According to a press release put out by the Ministry of Finance, the recently set up Public Spending Review Task Force is not a sign of austerity measures to come.
The statement was published in to debunk alarmist claims and comments made by opposition media in Hungary upon the news of the Task Force being formed breaking.
The task of the new body is
to comply with a request from the European Union, as per the public statement by the Ministry.
On Tuesday, a decree published in the Hungarian Gazette called for a designated group of Finance Ministry workers to conduct a thorough review of public spending. Family and housing support programmes, the health care sector, public education, and major public spending projects will be the focus of the supervision. At least 10 per cent of the expenditures related to these programmes need to be thoroughly audited, according to the Gazette. The audit will be overseen by Finance Minister Mihály Varga.

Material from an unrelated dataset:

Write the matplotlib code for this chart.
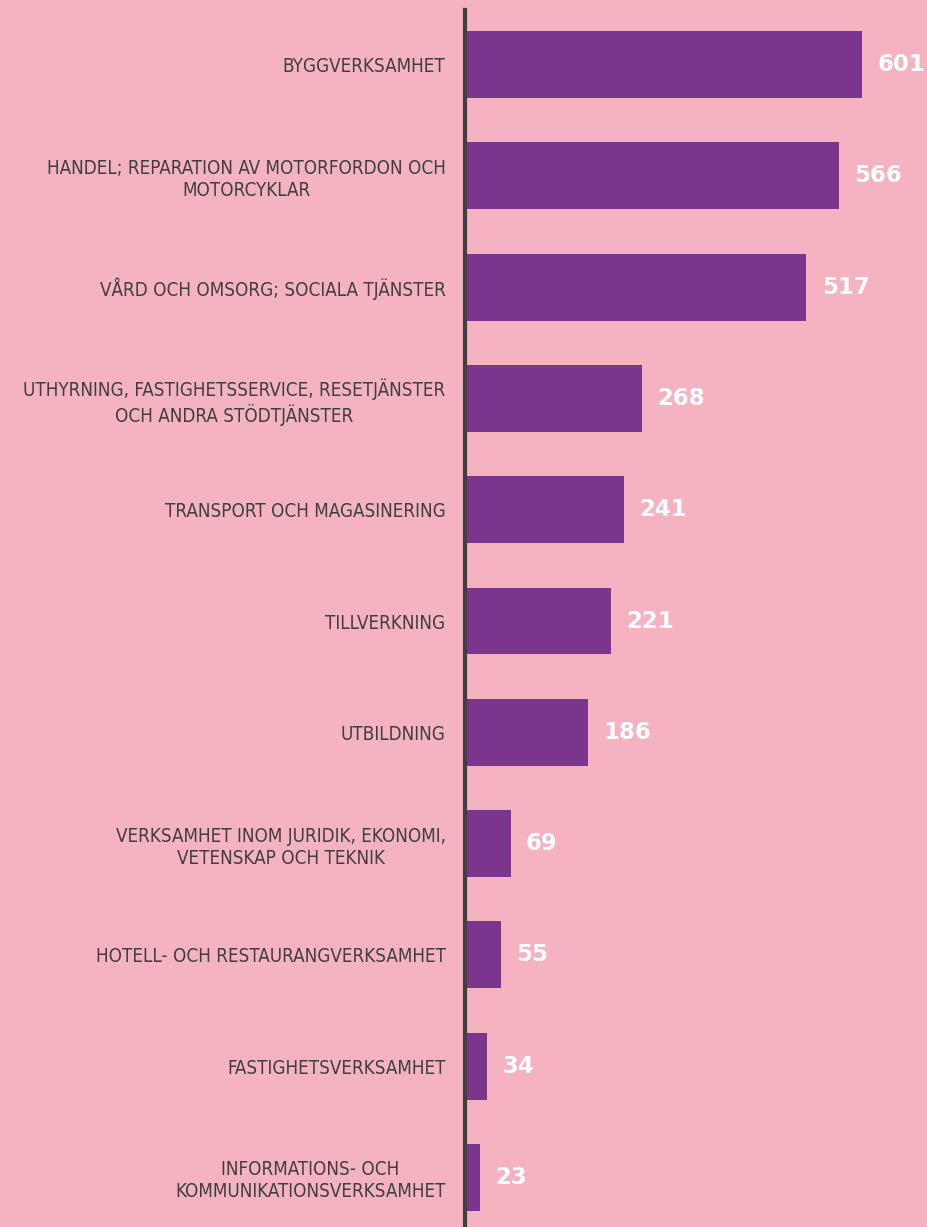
import matplotlib
matplotlib.use("Agg")
import matplotlib.pyplot as plt
from matplotlib import font_manager

categories = [
    "BYGGVERKSAMHET",
    "HANDEL; REPARATION AV MOTORFORDON OCH\nMOTORCYKLAR",
    "VÅRD OCH OMSORG; SOCIALA TJÄNSTER",
    "UTHYRNING, FASTIGHETSSERVICE, RESETJÄNSTER\nOCH ANDRA STÖDTJÄNSTER",
    "TRANSPORT OCH MAGASINERING",
    "TILLVERKNING",
    "UTBILDNING",
    "VERKSAMHET INOM JURIDIK, EKONOMI,\nVETENSKAP OCH TEKNIK",
    "HOTELL- OCH RESTAURANGVERKSAMHET",
    "FASTIGHETSVERKSAMHET",
    "INFORMATIONS- OCH\nKOMMUNIKATIONSVERKSAMHET",
]
values = [601, 566, 517, 268, 241, 221, 186, 69, 55, 34, 23]

BG = "#F5B3C1"
BAR = "#7A358C"
AXIS = "#404040"

names = {f.name for f in font_manager.fontManager.ttflist}
label_family = "Liberation Sans Narrow" if "Liberation Sans Narrow" in names else "DejaVu Sans"

W, H = 928, 1227
fig = plt.figure(figsize=(W / 100, H / 100), dpi=100, facecolor=BG)
ax = fig.add_axes([465 / W, 0, 1 - 465 / W, (H - 10) / H])
ax.set_facecolor(BG)

pos = list(range(len(categories)))
ax.barh(pos, values, height=0.6, color=BAR, zorder=2)
ax.set_xlim(0, 701)
ax.set_ylim(10.445, -0.49)

for s in ["top", "right", "bottom"]:
    ax.spines[s].set_visible(False)
ax.spines["left"].set_color(AXIS)
ax.spines["left"].set_linewidth(3)
ax.spines["left"].set_zorder(3)

ax.set_xticks([])
ax.set_yticks(pos)
ax.set_yticklabels(categories, fontsize=13.5, color="#3F3F3F",
                   family=label_family, fontstretch="condensed",
                   multialignment="center", linespacing=1.2)
for t in ax.get_yticklabels():
    t.set_va("center_baseline")
ax.tick_params(axis="y", length=0, pad=14)

for p, v in zip(pos, values):
    ax.annotate(str(v), xy=(v, p), xytext=(11, 0), textcoords="offset points",
                ha="left", va="center", color="white", fontsize=16.5,
                fontweight="bold", family="DejaVu Sans")

fig.savefig("out.png", dpi=100, facecolor=BG)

For further clarification, the Ministry of Finance’s press release also noted that ‘the government continues to stand by its firm decision not to comply with any requests from Brussels aiming to scrap family support or the utility price cap scheme’, and added that it is only the opposition parties and the EU who want to see austerity measures enacted in Hungary.
The statement also went on to share that the government has set a target deficit of 2.9 per cent of the GDP for 2024, and that
the national debt is expected to fall to 66.7 per cent of the annual GDP next year.
The debt-to-GDP ratio is currently at 69.8 per cent. To put these figures in perspective, it is worth noting that at the end of 2022, the combined debt of the 20 countries of the Eurozone amounted to 91.6 of their combined gross domestic product. Some individual countries, such as Greece, Italy, or Spain, have a debt-to-GDP ratio which is higher than 100 per cent.